Our orientation Friday night lets everyone know what to expect throughout the workshop and where we'll be headed. The real fun, however, begins Saturday morning as we meet at 5:45am for departure to the first location.
House on Fire, a set of old Anasazi ruins, look almost otherworldly when kissed by the early morning light. It's a long dark drive to the trailhead, and a small one mile hike up an old creek wash. These ruins are almost completely hidden by foliage; unless you know where they are, it's almost impossible to find them. Luckily we know the spot and had our group in place and set up before the light had hit the adjacent wall, and the bounce light from that wall had lit up the ruins. This light acts almost like a soft box and illuminates the ruins in a soft warm glow. It's quite remarkable.
Scott and I helped the group with settings and various compositions to get the most of the location. The light there is very even, so it's a good place to discuss exposure without having to get too heavy into filters and other issues. It's a bonus that the location is also amazing, and every photo is great.
The morning and travel is long, and it takes us a long while to get to this remote location, so once we get back to the hotel it's time for a break before we head into Arches NP and our first stop…Park Avenue. This little trail has amazing views of the interesting bluffs and mesas within the park. Scott and I push the group to some unique vantage points they might have missed, as well as help them with some interesting composition elements. What I like here is the play with silhouette and light…and the way the two play together in an aesthetic composition.
After Park Ave we set up at Balanced Rock for a shot of this icon. Here we arrive early to set up all the compositions, and get prepared for sunset. The evening light was warm, and sweet…but a small band of clouds on the horizon smothered any chance of a sweet sunset…so we used this time to go over composition, and how to get the most of what we WERE seeing…and though there were no pinks and purples, we had some sweet late evening warm light…which is amazing in the SW.
DAY 2 starts at 3am. We meet and depart in the darkness to our popular stop... Mesa Arch. This little spot draws in crowds, and it's up to us to get our group there in time to get the best spots for the amazing sunrise light this place sees. We get there with plenty of darkness left, and opt to make lemonade out of lemons. We have the pole position here to get the best shots, but we just have to wait 3 hours until the sunrise….so to pass time we will work on star photography, and star trail photography. This allows us to be constructive and productive while we wait for the real money shot.
It's a lot of fun waiting…the group learns a lot, and we all get a little closer as we brave the cold and joke our way until sunrise. By the time sunrise occurs, the crowds has quadrupled, and we're thankful we arrived when we did. Our group has been briefed and coached to succeed here, and we certainly come away with the best shots of the morning. We only really need to stay a few moments after the sun rises before we leave…we got what we came here for!

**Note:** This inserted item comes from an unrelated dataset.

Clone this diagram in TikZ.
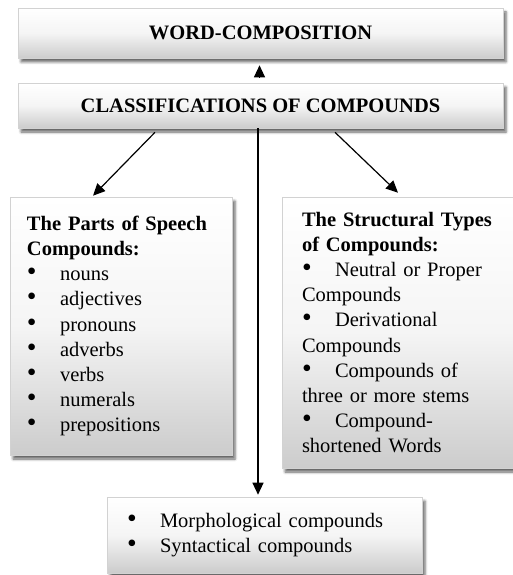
\documentclass[tikz,border=0pt]{standalone}
\usepackage{fontspec}
\setmainfont{Liberation Serif}
\usetikzlibrary{arrows.meta,shadows.blur}
\newcommand{\itm}[1]{\makebox[33pt][l]{\scalebox{1.35}{\textbullet}}#1}
\tikzset{
    box/.style={draw=gray!35, line width=0.6pt, top color=white, bottom color=gray!40, middle color=gray!8,
        blur shadow={shadow xshift=3pt, shadow yshift=-4pt, shadow blur radius=2.5pt, shadow opacity=60},
        font=\fontsize{20.5}{25.2}\selectfont, inner ysep=0pt},
    arr/.style={line width=1.2pt, -{Triangle[length=12pt, width=11pt]}}
}
\begin{document}
\begin{tikzpicture}[x=1pt, y=-1pt]
            \useasboundingbox (0, 0) rectangle (513, 575);
            \clip (0, 0) rectangle (513, 575);

            \node[box, minimum width=485pt, minimum height=50pt] (W) at (260.5, 33) { \textbf{WORD-COMPOSITION} };
            \node[box, minimum width=485pt, minimum height=45pt] (C) at (260.5, 105.5) { \textbf{CLASSIFICATIONS OF COMPOUNDS} };

            \node[box, text width=188pt, inner xsep=17pt, minimum height=258pt, align=left] (P) at (121, 326)
                { \textbf{The Parts of Speech}\\ \textbf{Compounds:}\\ \itm{nouns}\\ \itm{adjectives}\\ \itm{pronouns}\\
                  \itm{adverbs}\\ \itm{verbs}\\ \itm{numerals}\\ \itm{prepositions} };
            \node[box, text width=198pt, inner xsep=20pt, minimum height=271pt, align=left] (S) at (401, 332.5)
                { \textbf{The Structural Types}\\ \textbf{of Compounds:}\\ \itm{Neutral or Proper}\\ Compounds\\
                  \itm{Derivational}\\ Compounds\\ \itm{Compounds of}\\ three or more stems\\ \itm{Compound-}\\ shortened Words };
            \node[box, text width=275pt, inner xsep=20pt, minimum height=76pt, align=left] (M) at (264.5, 535)
                { \itm{Morphological compounds}\\ \itm{Syntactical compounds} };

            \draw[arr, shorten <=6pt, shorten >=7pt] ([xshift=-1pt]C.north) -- ([xshift=-1pt]W.south);
            \draw[arr] ([xshift=-105.5pt, yshift=-4pt]C.south) -- ([xshift=-28pt, yshift=1pt]P.north);
            \draw[arr] ([xshift=74.5pt, yshift=-4pt]C.south) -- ([xshift=-3pt, yshift=4pt]S.north);
            \draw[arr] ([xshift=-2.5pt]C.south) -- ([xshift=-6.5pt, yshift=2pt]M.north);
\end{tikzpicture}
\end{document}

The early morning means we all need a big time nap…and we are thankful to get back to the hotel and sleep. We meet again in the afternoon for some post processing tips on star trails, and how to process those shots we took in the dark hours. Our sunset spot is a small hike up to Delicate Arch, arguably the best arch in the park…and easily the most iconic. We are so proud that our group makes it up. We all arrive with enough time to spare to enjoy the view before the light is warm and sweet, and we need to photograph. Again, the clouds make sunset color a little tough, but the evening glow and warmth is really what the SW is all about…and we have enough of that where everyone can get something great.

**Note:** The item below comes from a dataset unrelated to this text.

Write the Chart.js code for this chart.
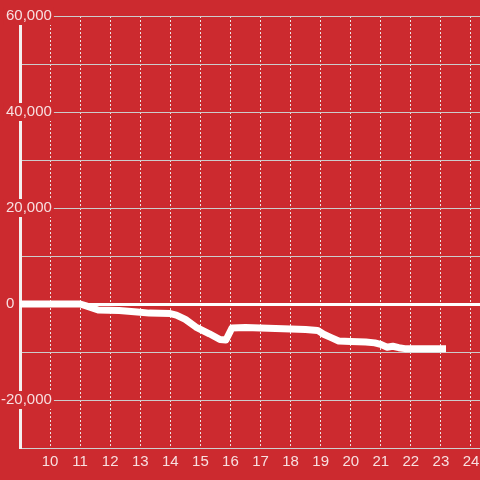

After a dark hike out it's back to the hotel for some well deserved rest, for our third day of adventure.
Sunrise on day 3 is the iconic vista of turret arch through the south window. This is a great shot, and our group is in prime location for the sweet sunrise light that we're getting…the only problem is that 38 other folks decided to be there too to see the sunrise. Thankfully Scott is there to help everyone keep in check, and not move his or her cameras after the colorful part of the sunrise. Once the sun is up, the crowds leave and we're able to capture a shot of the window area without any people. Then in our post processing session that afternoon, Scott can help them blend the two exposures for a perfect representation of what we witnessed that morning.
After the Turret Arch, we make a stop at the grandiose double arch…a spot that is massive, and really hard to depict without a person in it for sense of scale. I offered to climb the ridge and stand in place for a sense of scale.
We're back at the hotel by noon and it's break time. After break it's a second round of processing help. I go over adding color, and non-destructive burning and dodging techniques. The clouds have rolled in by this point, but we're not deterred. We head to a scenic section of highway 128 where we find a mini monument valley. Here we really help the class focus on composition and the idea of processing in monochrome. Though the sky lacks color, it certainly has texture…and this is what we need to make an interesting sky to accompany our lines and textures in the landscape.
It's a great learning lesson to end our time together. Everyone has had fun, learned a lot, and made new friends. Scott and I enjoyed the time immensely, and couldn't remember a time where we'd enjoyed the park as much as this where we didn't have epic sunsets. It was a lot of fun to impart our knowledge with the group, and they seemed to really soak it all in. We're looking forward to seeing what they came home with!